Kiana mengangguk mengerti. "Kalau nama panjang lo?"
Arkan baru ingin memalingkan wajah menunjuk buku absensi.
"Ribet." potong Kiana.
"Nama gue Arkan Prasetya." Sahut Arkan pasrah.
Kiana tersenyum puas, namun ... Revan Aksaraf Putra, ia ingat sekarang. Dunia begitu sempit, kembali mempertemukan sepasang ganjil yang selamanya tak akan pernah menjadi saling.

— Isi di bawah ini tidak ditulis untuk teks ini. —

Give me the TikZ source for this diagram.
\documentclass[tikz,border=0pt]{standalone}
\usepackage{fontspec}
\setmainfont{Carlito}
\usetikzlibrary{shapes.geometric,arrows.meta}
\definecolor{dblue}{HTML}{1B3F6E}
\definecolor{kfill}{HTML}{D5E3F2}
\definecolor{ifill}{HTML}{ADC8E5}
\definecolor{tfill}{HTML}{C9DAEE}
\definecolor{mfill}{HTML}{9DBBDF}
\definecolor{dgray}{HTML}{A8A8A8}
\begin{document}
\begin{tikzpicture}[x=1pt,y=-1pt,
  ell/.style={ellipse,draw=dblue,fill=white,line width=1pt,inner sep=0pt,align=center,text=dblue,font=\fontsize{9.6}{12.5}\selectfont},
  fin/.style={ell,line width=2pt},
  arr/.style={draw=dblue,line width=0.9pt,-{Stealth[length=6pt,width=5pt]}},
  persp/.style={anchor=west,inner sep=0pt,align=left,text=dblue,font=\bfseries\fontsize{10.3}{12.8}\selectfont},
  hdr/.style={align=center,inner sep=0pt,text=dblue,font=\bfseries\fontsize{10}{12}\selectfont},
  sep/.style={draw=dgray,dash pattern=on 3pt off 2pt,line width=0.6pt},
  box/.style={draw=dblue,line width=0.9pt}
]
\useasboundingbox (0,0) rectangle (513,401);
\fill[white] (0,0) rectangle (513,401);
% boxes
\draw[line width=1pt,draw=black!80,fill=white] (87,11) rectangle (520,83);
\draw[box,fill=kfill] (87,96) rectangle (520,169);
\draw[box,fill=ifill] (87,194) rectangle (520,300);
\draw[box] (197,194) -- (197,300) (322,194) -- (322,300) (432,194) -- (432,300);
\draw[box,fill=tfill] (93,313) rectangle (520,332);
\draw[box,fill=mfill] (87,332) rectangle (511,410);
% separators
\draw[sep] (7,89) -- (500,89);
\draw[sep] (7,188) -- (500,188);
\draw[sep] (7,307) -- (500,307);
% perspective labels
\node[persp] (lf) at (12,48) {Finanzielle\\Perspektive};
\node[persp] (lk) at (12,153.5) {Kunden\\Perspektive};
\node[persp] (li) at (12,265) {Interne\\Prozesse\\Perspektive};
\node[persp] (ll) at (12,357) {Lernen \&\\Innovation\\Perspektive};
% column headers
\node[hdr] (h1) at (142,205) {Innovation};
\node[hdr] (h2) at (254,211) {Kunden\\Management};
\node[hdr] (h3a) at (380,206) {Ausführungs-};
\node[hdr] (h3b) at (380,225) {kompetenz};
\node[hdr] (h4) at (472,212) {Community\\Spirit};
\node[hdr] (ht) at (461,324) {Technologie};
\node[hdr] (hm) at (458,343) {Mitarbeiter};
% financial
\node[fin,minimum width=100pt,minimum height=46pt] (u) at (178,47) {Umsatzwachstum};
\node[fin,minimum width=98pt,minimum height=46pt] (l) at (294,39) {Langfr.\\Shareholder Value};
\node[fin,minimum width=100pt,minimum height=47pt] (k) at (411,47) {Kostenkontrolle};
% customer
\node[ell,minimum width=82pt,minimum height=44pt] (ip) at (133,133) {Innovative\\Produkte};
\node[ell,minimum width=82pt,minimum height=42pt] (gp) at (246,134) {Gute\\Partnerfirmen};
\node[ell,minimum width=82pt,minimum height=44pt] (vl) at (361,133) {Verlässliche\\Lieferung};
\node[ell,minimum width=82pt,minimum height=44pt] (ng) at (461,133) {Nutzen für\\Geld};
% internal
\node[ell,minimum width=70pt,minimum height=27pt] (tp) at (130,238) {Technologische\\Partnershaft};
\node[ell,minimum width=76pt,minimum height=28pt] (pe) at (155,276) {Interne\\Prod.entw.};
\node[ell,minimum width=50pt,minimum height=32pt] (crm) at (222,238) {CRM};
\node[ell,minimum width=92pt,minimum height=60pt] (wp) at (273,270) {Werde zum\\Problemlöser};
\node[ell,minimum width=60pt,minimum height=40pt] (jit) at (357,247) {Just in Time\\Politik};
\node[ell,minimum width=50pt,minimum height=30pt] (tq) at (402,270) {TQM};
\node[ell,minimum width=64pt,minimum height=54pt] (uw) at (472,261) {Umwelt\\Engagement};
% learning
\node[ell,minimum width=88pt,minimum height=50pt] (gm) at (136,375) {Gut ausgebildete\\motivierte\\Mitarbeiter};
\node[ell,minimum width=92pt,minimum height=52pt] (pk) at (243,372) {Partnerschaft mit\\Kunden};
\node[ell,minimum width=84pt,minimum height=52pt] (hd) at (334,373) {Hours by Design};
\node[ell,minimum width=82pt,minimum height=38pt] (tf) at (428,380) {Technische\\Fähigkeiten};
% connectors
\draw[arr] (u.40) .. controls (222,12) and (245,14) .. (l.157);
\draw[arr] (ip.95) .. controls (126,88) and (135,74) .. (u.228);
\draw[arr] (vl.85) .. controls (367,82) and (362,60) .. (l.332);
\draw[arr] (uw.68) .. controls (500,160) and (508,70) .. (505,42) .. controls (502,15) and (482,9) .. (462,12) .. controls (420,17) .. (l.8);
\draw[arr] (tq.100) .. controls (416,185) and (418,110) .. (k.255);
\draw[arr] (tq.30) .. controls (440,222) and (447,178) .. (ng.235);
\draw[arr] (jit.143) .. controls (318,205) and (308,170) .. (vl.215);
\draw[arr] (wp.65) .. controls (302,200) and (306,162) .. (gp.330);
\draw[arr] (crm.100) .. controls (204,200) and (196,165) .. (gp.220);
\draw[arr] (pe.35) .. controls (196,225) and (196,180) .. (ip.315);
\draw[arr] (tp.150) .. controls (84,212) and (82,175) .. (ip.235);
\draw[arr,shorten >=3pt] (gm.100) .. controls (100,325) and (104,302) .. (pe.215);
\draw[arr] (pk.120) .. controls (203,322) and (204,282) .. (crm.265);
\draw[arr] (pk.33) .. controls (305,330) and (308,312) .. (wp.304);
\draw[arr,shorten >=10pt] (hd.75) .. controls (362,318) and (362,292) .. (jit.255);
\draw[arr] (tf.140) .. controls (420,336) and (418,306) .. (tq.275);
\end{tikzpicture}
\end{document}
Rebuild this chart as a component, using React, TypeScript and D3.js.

Arkan hendak kembali membaca buku jika saja ia tidak melihat senyum Kiana yang memudar. Gadis itu terlihat merenung sesaat sebelum akhirnya mengambil buku berukuran kecil dari kolong meja--semacam diary dengan sampul berwarna hijau--sementara tangannya meraih pena dan mulai menggores tinta pada kertas.
Hingga kini aku masih mengingat senja yang kita lihat di hari itu
Pemandangan di luar masih tetap sama
Sosokmu pun terbayang di jendela
Apakah kamu masih sama seperti yang dulu?
Bernyanyi dengan gitar usang yang suaranya tak lagi merdu?
Masih seperti anak kecil yang polos, berlarian membunuh bosan
Entah kenapa masa sekarang terasa sepi
Dapatkah aku dan kamu berubah menjadi kita sekali lagi?
Arkan membaca sekilas tulisan itu seraya tersenyum kecil. Lebih mirip lirik lagu dari pada puisi. Ejeknya dalam hati.